Webb then proceeded to step on the gas. He sat on an 0-1 changeup from Nabil Crismatt and just barely lined it over the left-field fence for a two-run home run. The home fans, a group that was ready to erupt as loudly and as frequently as needed, went into a frenzy. On an afternoon filled with plenty of offensive fireworks, none came close to generating as much collective catharsis.
“He’s known for a while that it was a matter of time before he was going to get one,” said catcher Buster Posey.
A matter of time indeed, considering it almost happened in this season’s infancy. Webb nearly had a home run earlier in the season, hitting a two-run triple on April 25 off the very top of the right-center-field wall. And with the designated hitter potentially coming to the National League next season, Webb’s blast might be the final regular-season home run ever hit by a pitcher (not including, of course, Shohei Ohtani).

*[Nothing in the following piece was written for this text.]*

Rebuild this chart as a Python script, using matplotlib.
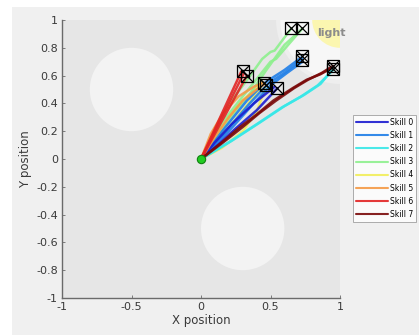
import numpy as np
import matplotlib
matplotlib.use("Agg")
import matplotlib.pyplot as plt
from matplotlib.patches import Circle, Rectangle

# skill names and colours (jet-like)
skill_names = ["Skill 0", "Skill 1", "Skill 2", "Skill 3",
               "Skill 4", "Skill 5", "Skill 6", "Skill 7"]
skill_colors = ["#1c1cd0", "#1e7ee8", "#38e8e8", "#8ef08e",
                "#f2ee5a", "#f59a45", "#e22424", "#7a0a0a"]

# trajectories per skill (x, y waypoints)
skill0_paths = [
    [(0, 0), (0.12, 0.1), (0.25, 0.22), (0.4, 0.35), (0.55, 0.51)],
    [(0, 0), (0.1, 0.12), (0.22, 0.25), (0.38, 0.4), (0.53, 0.52)],
]
skill1_paths = [
    [(0, 0), (0.18, 0.2), (0.35, 0.4), (0.48, 0.54), (0.6, 0.62), (0.73, 0.72)],
    [(0, 0), (0.2, 0.2), (0.38, 0.4), (0.5, 0.53), (0.62, 0.62), (0.73, 0.7)],
    [(0, 0), (0.16, 0.21), (0.33, 0.42), (0.46, 0.55), (0.6, 0.64), (0.72, 0.73)],
]
skill2_paths = [
    [(0, 0), (0.2, 0.12), (0.4, 0.25), (0.58, 0.37), (0.72, 0.45), (0.84, 0.53), (0.95, 0.64)],
    [(0, 0), (0.22, 0.13), (0.42, 0.26), (0.6, 0.38), (0.74, 0.46), (0.86, 0.54), (0.95, 0.65)],
]
skill3_paths = [
    [(0, 0), (0.1, 0.22), (0.22, 0.42), (0.34, 0.58), (0.44, 0.72), (0.5, 0.77), (0.53, 0.78), (0.65, 0.94)],
    [(0, 0), (0.15, 0.26), (0.3, 0.45), (0.42, 0.6), (0.5, 0.7), (0.54, 0.72), (0.73, 0.94)],
    [(0, 0), (0.2, 0.28), (0.36, 0.48), (0.47, 0.64), (0.6, 0.82), (0.72, 0.93)],
]
skill4_paths = [
    [(0, 0), (0.15, 0.08), (0.3, 0.2), (0.4, 0.34), (0.47, 0.53)],
    [(0, 0), (0.1, 0.12), (0.22, 0.25), (0.34, 0.4), (0.45, 0.54)],
    [(0, 0), (0.08, 0.14), (0.18, 0.28), (0.3, 0.42), (0.44, 0.55)],
]
skill5_paths = [
    [(0, 0), (0.07, 0.18), (0.16, 0.33), (0.27, 0.45), (0.38, 0.52), (0.45, 0.55)],
    [(0, 0), (0.1, 0.16), (0.2, 0.3), (0.3, 0.42), (0.4, 0.5), (0.46, 0.54)],
]
skill6_paths = [
    [(0, 0), (0.29, 0.63)],
    [(0, 0), (0.31, 0.62)],
    [(0, 0), (0.33, 0.6)],
]
skill7_paths = [
    [(0, 0), (0.15, 0.12), (0.28, 0.23), (0.4, 0.32), (0.52, 0.42), (0.66, 0.51),
     (0.76, 0.57), (0.86, 0.61), (0.95, 0.66)],
    [(0, 0), (0.16, 0.12), (0.3, 0.23), (0.42, 0.33), (0.54, 0.42), (0.67, 0.51),
     (0.77, 0.57), (0.87, 0.62), (0.95, 0.67)],
]
all_paths = [skill0_paths, skill1_paths, skill2_paths, skill3_paths,
             skill4_paths, skill5_paths, skill6_paths, skill7_paths]

# goal markers
goal_x = [0.3, 0.33, 0.65, 0.73, 0.73, 0.73, 0.95, 0.95, 0.45, 0.47, 0.55]
goal_y = [0.63, 0.6, 0.94, 0.94, 0.74, 0.71, 0.67, 0.65, 0.55, 0.53, 0.51]

# obstacles and light
obstacle_x = [-0.5, 0.3]
obstacle_y = [0.5, -0.5]
obstacle_r = [0.3, 0.3]
light_x, light_y = 1.0, 1.0

x_ticks = [-1, -0.5, 0, 0.5, 1]
x_labels = ["-1", "-0.5", "0", "0.5", "1"]
y_ticks = [-1, -0.8, -0.6, -0.4, -0.2, 0, 0.2, 0.4, 0.6, 0.8, 1]
y_labels = ["-1", "-0.8", "-0.6", "-0.4", "-0.2", "0", "0.2", "0.4", "0.6", "0.8", "1"]

fig = plt.figure(figsize=(4.19, 3.35), dpi=100, facecolor="white")
# grey figure area (white border of the screenshot top/left)
fig.patches.append(Rectangle((12 / 419, 0), 1, (335 - 7) / 335, transform=fig.transFigure,
                             facecolor="#f0f0f0", edgecolor="none", zorder=-10))

ax = fig.add_axes([62 / 419, 37 / 335, 278 / 419, 278 / 335])
ax.set_facecolor("#e6e6e6")
ax.set_xlim(-1, 1)
ax.set_ylim(-1, 1)

# light region (soft edge)
ax.add_patch(Circle((light_x, light_y), 0.46, facecolor="#eeeeee", edgecolor="none", zorder=0))
ax.add_patch(Circle((light_x, light_y), 0.43, facecolor="#f7f7f7", edgecolor="none", zorder=0))
ax.add_patch(Circle((light_x, light_y), 0.2, facecolor="#fbf6b0", edgecolor="none", zorder=0))
ax.text(0.835, 0.91, "light", fontsize=8, fontweight="bold", color="#8c8c8c",
        ha="left", va="center", zorder=1)

for cx, cy, r in zip(obstacle_x, obstacle_y, obstacle_r):
    ax.add_patch(Circle((cx, cy), r, facecolor="#f3f3f3", edgecolor="none", zorder=0))

draw_order = [4, 3, 1, 0, 5, 2, 6, 7]
handles = [None] * len(skill_names)
for k in draw_order:
    for path in all_paths[k]:
        xs = [p[0] for p in path]
        ys = [p[1] for p in path]
        h, = ax.plot(xs, ys, color=skill_colors[k], lw=1.8, alpha=0.9, zorder=2,
                     solid_capstyle="round")
    handles[k] = h

ax.plot(goal_x, goal_y, "s", ms=8.5, mfc="none", mec="black", mew=0.9, zorder=4)
ax.plot(goal_x, goal_y, "x", ms=8, color="black", mew=0.9, zorder=4)
ax.plot([0], [0], "o", ms=6, mfc="#22cc22", mec="#108010", mew=0.8, zorder=5)

for side in ["top", "right"]:
    ax.spines[side].set_visible(False)
for side in ["left", "bottom"]:
    ax.spines[side].set_color("#6a6a6a")
    ax.spines[side].set_linewidth(1.0)
ax.set_xticks(x_ticks)
ax.set_xticklabels(x_labels)
ax.set_yticks(y_ticks)
ax.set_yticklabels(y_labels)
ax.tick_params(direction="in", length=2, width=0.6, color="#6a6a6a",
               labelsize=8, labelcolor="#3a3a3a", pad=3)
ax.set_xlabel("X position", fontsize=8.5, color="#3a3a3a", labelpad=1)
ax.set_ylabel("Y position", fontsize=8.5, color="#3a3a3a", labelpad=3)

leg = fig.legend(handles, skill_names, loc="upper left",
                 bbox_to_anchor=(353 / 419, 1 - 115 / 335), fontsize=5.5,
                 handlelength=4.2, handletextpad=0.3, labelspacing=0.55,
                 borderpad=0.35, borderaxespad=0, frameon=True, fancybox=False)
leg.get_frame().set_edgecolor("#8a8a8a")
leg.get_frame().set_linewidth(0.6)
for line in leg.get_lines():
    line.set_linewidth(1.5)

fig.savefig("out.png", dpi=100, facecolor=fig.get_facecolor())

Webb joked that he’ll use the home run as a point of pride against fellow starter Kevin Gausman, who had a pinch-hit, walk-off sacrifice fly several weeks ago.
“[Gausman] was telling me he watches that video every single day,” Webb said. “The first thing I did [after the home run] is I came here and said, ‘You know how you watch your walk-off? I’m going to watch the home run every single day.’”
The home run wasn’t Webb’s only exhibition of his offensive skillset as he reached base in three of his four plate appearances and scored three runs. Along with a single, Webb worked a seven-pitch walk in the fourth inning, keeping the line moving in what became a five-run frame.
While Webb’s blast was this game’s signature moment, it almost overshadowed Webb’s masterful performance on the mound. Given the circumstances, it was Webb’s magnum opus.
Webb neutralized San Diego’s perpetually potent lineup with one final masterful outing to end the regular season. Although his final line took a hit with a rocky eighth inning -- he’d allow four total earned runs -- Webb surrendered just one run across his first seven frames with eight strikeouts.
When Webb, who finished the season with a 3.03 ERA across 148 1/3 innings, was relieved of his duties in the eighth inning, he received a thunderous standing ovation, tipping his cap to the collective that saw him evolve from borderline starter to budding ace.
“From first pitch on, you could see that his confidence level was high,” said shortstop Brandon Crawford. “I kind of expected a performance like this, honestly. He’s been doing that all year.”
When Posey, who has caught quite a few significant games in his career, was asked if Webb’s performance will be talked about in the same air as Sánchez, he didn’t hesitate to find an answer: “I do.”